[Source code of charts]
* * * *
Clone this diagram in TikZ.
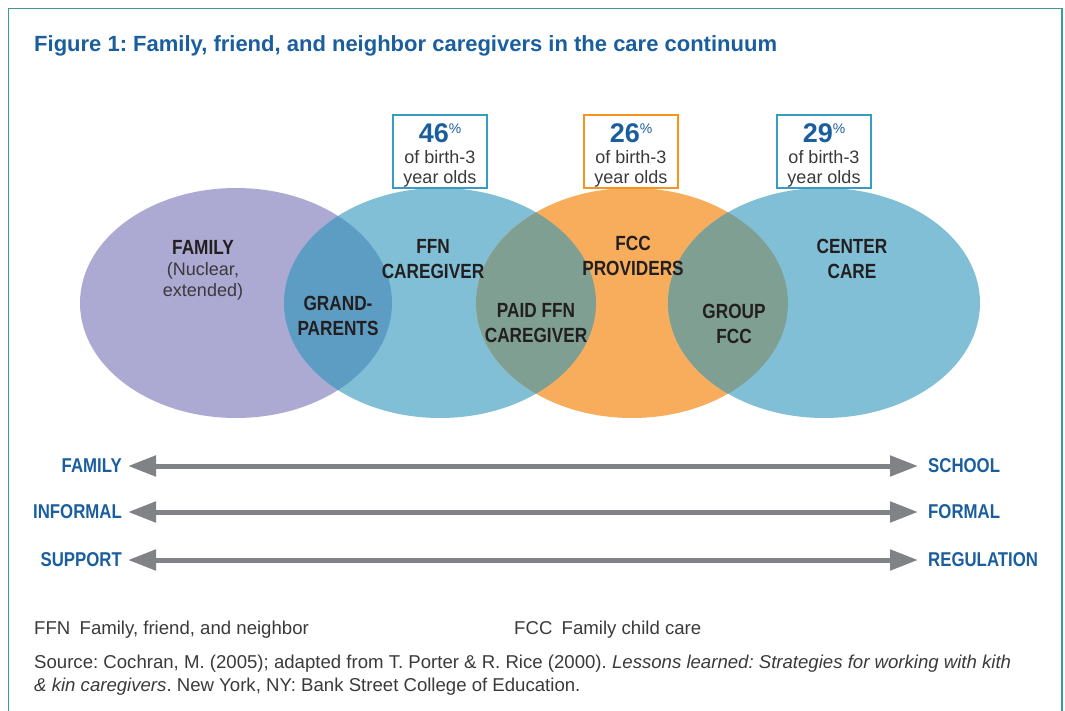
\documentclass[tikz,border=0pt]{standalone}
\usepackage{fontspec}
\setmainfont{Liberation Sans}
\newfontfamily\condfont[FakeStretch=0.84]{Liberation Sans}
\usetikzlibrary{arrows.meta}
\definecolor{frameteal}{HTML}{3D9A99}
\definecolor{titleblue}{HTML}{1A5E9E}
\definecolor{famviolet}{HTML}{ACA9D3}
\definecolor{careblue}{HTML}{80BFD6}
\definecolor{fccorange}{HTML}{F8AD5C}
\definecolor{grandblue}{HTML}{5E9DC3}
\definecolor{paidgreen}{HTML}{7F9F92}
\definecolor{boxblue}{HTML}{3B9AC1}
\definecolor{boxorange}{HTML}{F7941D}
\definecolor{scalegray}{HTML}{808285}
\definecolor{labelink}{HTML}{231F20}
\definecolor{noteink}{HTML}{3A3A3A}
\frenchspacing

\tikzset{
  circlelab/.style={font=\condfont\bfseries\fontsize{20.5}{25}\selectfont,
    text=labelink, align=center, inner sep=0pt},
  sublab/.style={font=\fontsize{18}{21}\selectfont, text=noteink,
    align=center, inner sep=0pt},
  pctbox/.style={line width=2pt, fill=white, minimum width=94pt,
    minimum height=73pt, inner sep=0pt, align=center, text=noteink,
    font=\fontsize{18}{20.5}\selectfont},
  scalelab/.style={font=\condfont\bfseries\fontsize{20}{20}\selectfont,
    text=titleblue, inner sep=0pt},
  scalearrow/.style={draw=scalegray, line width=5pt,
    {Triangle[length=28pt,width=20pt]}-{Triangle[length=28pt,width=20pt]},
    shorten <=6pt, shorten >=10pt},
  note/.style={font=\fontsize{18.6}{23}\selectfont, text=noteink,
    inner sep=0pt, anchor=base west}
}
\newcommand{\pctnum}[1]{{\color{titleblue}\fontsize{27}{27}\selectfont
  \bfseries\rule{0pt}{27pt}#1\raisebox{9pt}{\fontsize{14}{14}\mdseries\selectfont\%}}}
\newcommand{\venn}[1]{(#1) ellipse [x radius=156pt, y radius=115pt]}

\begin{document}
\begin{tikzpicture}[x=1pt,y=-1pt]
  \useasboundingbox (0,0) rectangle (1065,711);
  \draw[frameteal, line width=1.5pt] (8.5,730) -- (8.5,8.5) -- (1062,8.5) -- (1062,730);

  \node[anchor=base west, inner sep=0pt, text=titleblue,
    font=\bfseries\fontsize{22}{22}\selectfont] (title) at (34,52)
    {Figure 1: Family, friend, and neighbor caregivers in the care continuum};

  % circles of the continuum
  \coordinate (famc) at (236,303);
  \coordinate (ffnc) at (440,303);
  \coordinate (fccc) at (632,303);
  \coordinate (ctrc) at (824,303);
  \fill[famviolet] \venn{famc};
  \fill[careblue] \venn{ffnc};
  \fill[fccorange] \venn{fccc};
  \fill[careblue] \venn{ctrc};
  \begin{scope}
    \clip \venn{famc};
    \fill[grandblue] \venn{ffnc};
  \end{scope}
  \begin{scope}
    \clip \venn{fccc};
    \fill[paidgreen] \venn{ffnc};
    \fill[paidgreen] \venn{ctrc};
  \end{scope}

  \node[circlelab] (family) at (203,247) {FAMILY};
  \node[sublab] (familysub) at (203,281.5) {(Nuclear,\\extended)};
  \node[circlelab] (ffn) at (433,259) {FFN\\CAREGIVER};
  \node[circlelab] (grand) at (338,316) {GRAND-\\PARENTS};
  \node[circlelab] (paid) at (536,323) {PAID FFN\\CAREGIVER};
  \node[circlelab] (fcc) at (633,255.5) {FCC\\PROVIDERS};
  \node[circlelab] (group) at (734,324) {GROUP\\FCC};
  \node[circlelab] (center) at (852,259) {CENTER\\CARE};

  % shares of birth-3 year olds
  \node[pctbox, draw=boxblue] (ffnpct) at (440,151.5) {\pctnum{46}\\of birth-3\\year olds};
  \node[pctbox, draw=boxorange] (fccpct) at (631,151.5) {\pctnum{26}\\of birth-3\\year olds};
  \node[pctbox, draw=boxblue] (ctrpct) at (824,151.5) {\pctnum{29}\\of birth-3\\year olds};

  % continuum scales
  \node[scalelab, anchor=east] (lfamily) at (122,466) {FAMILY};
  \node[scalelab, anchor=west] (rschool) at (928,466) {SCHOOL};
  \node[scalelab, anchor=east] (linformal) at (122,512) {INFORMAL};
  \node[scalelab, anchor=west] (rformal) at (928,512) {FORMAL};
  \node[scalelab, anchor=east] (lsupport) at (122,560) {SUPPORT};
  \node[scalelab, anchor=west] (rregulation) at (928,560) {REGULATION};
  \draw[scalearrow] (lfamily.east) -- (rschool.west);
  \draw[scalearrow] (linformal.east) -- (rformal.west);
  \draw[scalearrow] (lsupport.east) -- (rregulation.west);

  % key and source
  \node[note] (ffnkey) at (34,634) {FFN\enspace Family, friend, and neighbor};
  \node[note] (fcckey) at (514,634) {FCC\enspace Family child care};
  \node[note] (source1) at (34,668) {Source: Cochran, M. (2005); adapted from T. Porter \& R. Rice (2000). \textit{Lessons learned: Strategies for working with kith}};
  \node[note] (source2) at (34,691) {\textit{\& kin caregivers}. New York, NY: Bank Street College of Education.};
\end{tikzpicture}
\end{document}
* * * *
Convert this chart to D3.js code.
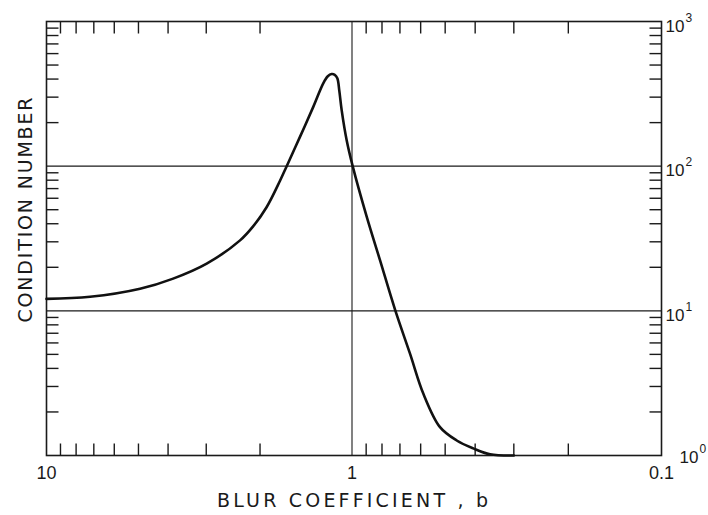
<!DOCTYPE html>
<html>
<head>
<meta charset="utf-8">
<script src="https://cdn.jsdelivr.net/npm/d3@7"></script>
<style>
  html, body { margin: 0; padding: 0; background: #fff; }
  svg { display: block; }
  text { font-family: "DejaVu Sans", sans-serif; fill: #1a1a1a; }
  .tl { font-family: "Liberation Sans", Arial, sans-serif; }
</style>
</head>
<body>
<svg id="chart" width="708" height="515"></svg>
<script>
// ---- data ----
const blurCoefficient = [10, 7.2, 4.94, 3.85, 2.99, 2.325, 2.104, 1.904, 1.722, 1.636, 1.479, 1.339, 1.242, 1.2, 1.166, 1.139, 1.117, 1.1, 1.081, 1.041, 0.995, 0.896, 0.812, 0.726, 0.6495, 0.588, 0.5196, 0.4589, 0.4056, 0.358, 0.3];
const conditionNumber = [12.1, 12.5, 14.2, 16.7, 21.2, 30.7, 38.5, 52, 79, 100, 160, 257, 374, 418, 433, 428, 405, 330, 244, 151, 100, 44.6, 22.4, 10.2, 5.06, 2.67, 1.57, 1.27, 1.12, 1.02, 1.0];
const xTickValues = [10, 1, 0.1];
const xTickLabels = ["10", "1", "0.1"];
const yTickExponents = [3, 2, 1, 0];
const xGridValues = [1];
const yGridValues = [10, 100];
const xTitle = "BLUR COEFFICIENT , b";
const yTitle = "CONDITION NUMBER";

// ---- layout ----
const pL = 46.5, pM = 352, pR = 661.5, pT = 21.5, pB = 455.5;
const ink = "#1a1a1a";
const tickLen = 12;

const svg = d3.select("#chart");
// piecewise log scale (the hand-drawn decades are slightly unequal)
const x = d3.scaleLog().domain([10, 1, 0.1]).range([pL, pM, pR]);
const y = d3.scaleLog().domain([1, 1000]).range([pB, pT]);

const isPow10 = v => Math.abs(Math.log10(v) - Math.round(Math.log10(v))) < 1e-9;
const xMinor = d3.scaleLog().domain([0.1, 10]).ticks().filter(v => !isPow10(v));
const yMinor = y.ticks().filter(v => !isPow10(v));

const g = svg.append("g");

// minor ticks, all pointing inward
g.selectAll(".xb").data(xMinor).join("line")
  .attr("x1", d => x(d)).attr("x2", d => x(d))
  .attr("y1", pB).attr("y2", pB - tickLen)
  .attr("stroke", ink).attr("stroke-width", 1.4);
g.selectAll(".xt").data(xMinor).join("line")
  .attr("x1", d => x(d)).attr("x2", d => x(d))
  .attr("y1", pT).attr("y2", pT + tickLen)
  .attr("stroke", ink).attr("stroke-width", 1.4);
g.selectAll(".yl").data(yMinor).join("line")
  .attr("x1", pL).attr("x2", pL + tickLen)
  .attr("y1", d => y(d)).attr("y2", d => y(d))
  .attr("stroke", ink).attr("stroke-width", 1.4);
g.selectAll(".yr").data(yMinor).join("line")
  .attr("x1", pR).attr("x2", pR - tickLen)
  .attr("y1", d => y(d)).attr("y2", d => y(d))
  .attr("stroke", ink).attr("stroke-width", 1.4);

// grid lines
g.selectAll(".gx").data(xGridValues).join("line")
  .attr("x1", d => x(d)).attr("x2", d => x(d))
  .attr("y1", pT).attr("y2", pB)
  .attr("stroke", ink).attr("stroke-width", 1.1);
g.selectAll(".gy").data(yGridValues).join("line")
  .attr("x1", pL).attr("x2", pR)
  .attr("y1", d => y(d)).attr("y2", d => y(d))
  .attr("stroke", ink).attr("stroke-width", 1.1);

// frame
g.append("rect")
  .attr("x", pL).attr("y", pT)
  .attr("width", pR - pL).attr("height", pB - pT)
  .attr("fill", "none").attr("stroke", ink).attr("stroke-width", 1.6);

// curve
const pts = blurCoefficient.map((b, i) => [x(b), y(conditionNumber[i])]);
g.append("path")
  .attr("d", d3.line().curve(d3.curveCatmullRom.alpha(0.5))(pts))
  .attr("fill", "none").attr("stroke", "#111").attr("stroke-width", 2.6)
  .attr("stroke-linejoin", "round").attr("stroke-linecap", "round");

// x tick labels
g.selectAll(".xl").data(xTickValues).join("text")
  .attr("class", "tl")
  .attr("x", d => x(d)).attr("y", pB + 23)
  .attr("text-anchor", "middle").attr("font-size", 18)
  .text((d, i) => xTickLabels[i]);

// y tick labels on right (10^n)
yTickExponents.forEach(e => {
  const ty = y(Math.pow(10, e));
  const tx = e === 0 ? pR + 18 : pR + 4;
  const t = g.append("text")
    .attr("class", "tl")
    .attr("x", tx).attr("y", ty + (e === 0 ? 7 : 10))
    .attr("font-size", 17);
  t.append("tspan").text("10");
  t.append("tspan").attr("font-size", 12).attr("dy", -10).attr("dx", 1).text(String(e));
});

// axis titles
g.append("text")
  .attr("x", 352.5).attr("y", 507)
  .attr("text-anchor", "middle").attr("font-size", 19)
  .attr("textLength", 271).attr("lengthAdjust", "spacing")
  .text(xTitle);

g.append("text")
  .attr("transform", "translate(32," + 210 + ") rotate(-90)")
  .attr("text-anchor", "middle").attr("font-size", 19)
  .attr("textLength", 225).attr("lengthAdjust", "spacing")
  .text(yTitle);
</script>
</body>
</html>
* * * *
Copy only what runs above from the line containing "Clone this diagram in TikZ." through the line containing "[x radius=156pt, y", exactly. Leave out the pictures.

Clone this diagram in TikZ.
\documentclass[tikz,border=0pt]{standalone}
\usepackage{fontspec}
\setmainfont{Liberation Sans}
\newfontfamily\condfont[FakeStretch=0.84]{Liberation Sans}
\usetikzlibrary{arrows.meta}
\definecolor{frameteal}{HTML}{3D9A99}
\definecolor{titleblue}{HTML}{1A5E9E}
\definecolor{famviolet}{HTML}{ACA9D3}
\definecolor{careblue}{HTML}{80BFD6}
\definecolor{fccorange}{HTML}{F8AD5C}
\definecolor{grandblue}{HTML}{5E9DC3}
\definecolor{paidgreen}{HTML}{7F9F92}
\definecolor{boxblue}{HTML}{3B9AC1}
\definecolor{boxorange}{HTML}{F7941D}
\definecolor{scalegray}{HTML}{808285}
\definecolor{labelink}{HTML}{231F20}
\definecolor{noteink}{HTML}{3A3A3A}
\frenchspacing

\tikzset{
  circlelab/.style={font=\condfont\bfseries\fontsize{20.5}{25}\selectfont,
    text=labelink, align=center, inner sep=0pt},
  sublab/.style={font=\fontsize{18}{21}\selectfont, text=noteink,
    align=center, inner sep=0pt},
  pctbox/.style={line width=2pt, fill=white, minimum width=94pt,
    minimum height=73pt, inner sep=0pt, align=center, text=noteink,
    font=\fontsize{18}{20.5}\selectfont},
  scalelab/.style={font=\condfont\bfseries\fontsize{20}{20}\selectfont,
    text=titleblue, inner sep=0pt},
  scalearrow/.style={draw=scalegray, line width=5pt,
    {Triangle[length=28pt,width=20pt]}-{Triangle[length=28pt,width=20pt]},
    shorten <=6pt, shorten >=10pt},
  note/.style={font=\fontsize{18.6}{23}\selectfont, text=noteink,
    inner sep=0pt, anchor=base west}
}
\newcommand{\pctnum}[1]{{\color{titleblue}\fontsize{27}{27}\selectfont
  \bfseries\rule{0pt}{27pt}#1\raisebox{9pt}{\fontsize{14}{14}\mdseries\selectfont\%}}}
\newcommand{\venn}[1]{(#1) ellipse [x radius=156pt, y radius=115pt]}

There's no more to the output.